Michael J. Hoffman – Chairman and CEO: Our M&A strategy continues to be as we’ve stated before, so the focus is more Professional than Residential, in some ways the focus is more international than domestic. With that said, we’ll look at all opportunities there and all potential candidates if you will, but as you know with M&A you don’t want to force it because that results in premiums that are tough to make up. So, we continue to work with the process, there is no doubt there are fewer, larger deals and more mid-sized deals and a lot of a little deals and most of what we’ve done, I hope you understood are smaller ones, but they are good fit with the strategy, and I think it will give us some springboard opportunity looking forward in particular to your point to the rental business, it’s actually with the Stone and Astec Construction, but add to those a year before the Praxis and the Lawn Solutions, we really have strengthened the rental portfolio in such a way that we are becoming a much more significant player there, but we’d look across all of our businesses and adjacent.
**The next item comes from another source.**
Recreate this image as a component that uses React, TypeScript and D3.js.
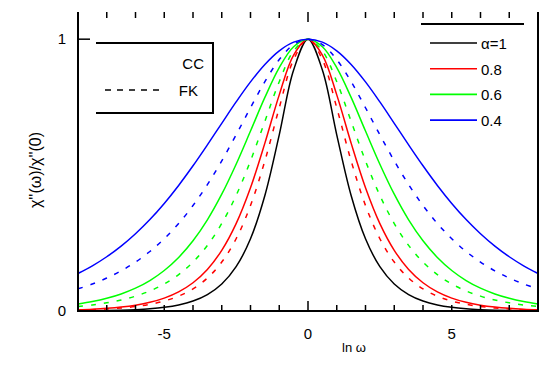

The Astec acquisition obviously has been adjacent to market, but a good thing that we think with what we have in terms of things we do well and so that what took us into that arena.

Michael Worley: Is there a critical mass in that rental business that you can start expanding organically as well by a new product introduction and such?

Michael J. Hoffman – Chairman and CEO: There are certainly is. In fact, you would argue that the recent history, our expansion in round market has come largely from organic until the last year where we’ve added some of these acquisitions. So, the organic development of a walk-behind trencher which has become a market leading trencher, the organic development of a tracked stump cutter which is become a leader in that space too have really helped again both – have helped solidify our position there and then now you couple the acquisitions on to that and our position is getting robust.